RECORDS FOR THIS TASK:
▬▬▬
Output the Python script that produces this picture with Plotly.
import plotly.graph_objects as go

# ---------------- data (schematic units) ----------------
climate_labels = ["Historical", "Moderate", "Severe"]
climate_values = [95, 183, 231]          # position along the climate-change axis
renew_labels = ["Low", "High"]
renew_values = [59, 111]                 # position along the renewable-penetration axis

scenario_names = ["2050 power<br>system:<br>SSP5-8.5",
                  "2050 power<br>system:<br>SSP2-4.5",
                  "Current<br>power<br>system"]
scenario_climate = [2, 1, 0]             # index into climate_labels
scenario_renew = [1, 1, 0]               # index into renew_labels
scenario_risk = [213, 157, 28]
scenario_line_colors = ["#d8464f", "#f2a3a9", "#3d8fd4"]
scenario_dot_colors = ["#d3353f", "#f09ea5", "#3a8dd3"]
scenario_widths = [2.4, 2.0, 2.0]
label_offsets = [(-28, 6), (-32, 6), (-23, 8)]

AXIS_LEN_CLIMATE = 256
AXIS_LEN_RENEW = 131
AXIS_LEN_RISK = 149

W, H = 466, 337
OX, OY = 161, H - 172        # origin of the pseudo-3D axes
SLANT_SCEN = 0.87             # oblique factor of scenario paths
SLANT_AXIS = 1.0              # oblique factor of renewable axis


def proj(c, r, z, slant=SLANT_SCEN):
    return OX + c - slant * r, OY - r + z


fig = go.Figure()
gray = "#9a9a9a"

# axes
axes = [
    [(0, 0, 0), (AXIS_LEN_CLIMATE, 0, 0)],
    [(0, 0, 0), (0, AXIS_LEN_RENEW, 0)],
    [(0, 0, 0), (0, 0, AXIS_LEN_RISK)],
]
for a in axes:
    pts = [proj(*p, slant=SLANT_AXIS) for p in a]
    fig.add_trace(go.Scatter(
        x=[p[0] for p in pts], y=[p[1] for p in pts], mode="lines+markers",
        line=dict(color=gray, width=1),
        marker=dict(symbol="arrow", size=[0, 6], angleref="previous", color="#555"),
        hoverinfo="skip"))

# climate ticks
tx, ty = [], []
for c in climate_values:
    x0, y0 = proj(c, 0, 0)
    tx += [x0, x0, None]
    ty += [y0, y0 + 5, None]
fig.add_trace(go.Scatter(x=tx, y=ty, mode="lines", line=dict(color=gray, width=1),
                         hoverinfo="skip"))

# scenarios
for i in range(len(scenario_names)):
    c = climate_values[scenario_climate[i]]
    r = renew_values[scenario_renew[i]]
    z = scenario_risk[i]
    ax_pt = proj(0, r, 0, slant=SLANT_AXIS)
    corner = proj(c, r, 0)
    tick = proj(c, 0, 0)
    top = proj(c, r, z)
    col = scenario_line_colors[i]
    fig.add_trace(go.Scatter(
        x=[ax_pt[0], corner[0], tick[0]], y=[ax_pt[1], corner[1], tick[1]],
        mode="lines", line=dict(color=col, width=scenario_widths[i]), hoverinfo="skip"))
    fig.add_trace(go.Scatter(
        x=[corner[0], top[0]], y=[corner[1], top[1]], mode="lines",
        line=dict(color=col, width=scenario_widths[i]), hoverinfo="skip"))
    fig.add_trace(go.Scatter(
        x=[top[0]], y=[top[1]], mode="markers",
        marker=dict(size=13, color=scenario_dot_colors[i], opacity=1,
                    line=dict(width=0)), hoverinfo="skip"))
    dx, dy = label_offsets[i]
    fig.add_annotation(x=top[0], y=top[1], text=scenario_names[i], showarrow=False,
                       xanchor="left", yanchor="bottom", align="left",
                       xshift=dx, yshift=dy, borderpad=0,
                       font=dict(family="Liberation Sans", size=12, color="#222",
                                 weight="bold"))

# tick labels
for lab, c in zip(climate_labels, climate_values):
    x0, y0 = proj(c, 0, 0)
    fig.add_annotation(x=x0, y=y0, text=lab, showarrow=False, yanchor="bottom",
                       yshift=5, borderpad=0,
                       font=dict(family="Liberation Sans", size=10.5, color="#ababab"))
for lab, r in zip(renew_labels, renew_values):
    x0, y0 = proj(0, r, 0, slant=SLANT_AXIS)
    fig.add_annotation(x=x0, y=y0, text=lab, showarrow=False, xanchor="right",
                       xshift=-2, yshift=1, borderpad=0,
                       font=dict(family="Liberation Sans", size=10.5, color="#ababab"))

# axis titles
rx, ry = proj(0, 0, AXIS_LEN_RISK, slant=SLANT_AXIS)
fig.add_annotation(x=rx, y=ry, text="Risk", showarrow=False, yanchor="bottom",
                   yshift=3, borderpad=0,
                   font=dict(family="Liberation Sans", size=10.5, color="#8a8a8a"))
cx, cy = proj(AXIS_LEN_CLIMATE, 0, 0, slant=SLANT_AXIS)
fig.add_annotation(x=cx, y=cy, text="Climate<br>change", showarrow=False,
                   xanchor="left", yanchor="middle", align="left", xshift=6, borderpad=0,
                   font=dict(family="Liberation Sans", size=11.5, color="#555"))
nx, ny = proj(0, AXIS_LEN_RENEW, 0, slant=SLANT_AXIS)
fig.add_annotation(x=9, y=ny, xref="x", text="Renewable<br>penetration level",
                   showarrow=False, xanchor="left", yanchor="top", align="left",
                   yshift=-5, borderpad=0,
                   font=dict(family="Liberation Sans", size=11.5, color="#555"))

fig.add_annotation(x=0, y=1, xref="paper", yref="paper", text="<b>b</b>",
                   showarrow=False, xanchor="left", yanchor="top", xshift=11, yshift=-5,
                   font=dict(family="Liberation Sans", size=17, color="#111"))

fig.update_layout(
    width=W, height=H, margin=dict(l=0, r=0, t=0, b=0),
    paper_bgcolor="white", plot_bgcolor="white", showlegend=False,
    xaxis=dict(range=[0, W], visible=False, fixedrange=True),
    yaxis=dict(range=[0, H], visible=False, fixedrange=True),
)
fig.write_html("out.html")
▬▬▬
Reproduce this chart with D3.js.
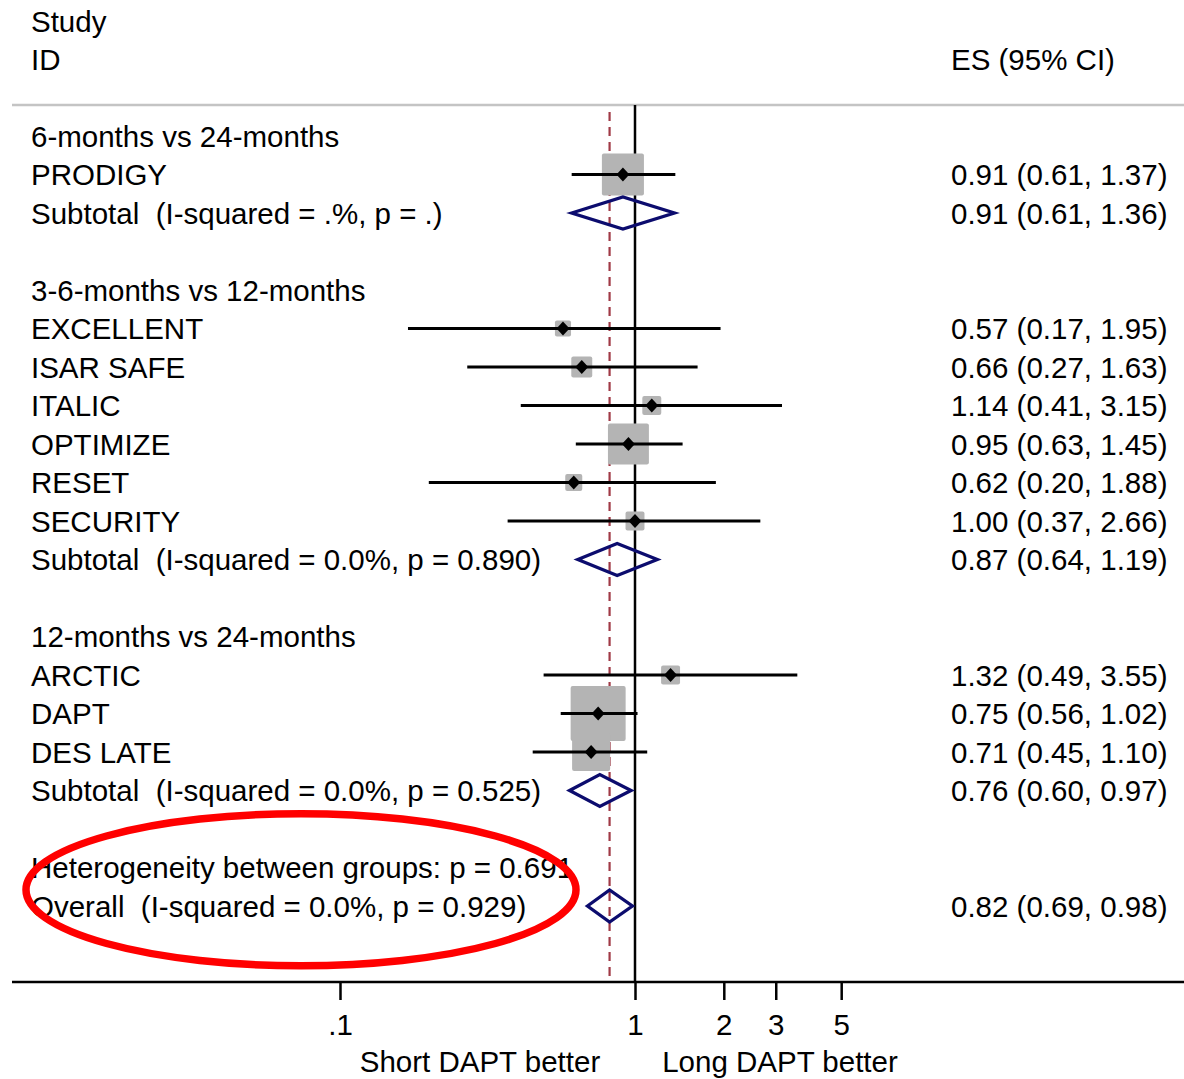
▬▬▬
WHAT YOU HAVE TO DO:
What do the lines above say from the one containing "Output the Python" down to the one containing "renew_values = [59, 111]"? Return them exactly, both end lines included, and only them.

REPLY:
Output the Python script that produces this picture with Plotly.
import plotly.graph_objects as go

# ---------------- data (schematic units) ----------------
climate_labels = ["Historical", "Moderate", "Severe"]
climate_values = [95, 183, 231]          # position along the climate-change axis
renew_labels = ["Low", "High"]
renew_values = [59, 111]                 # position along the renewable-penetration axis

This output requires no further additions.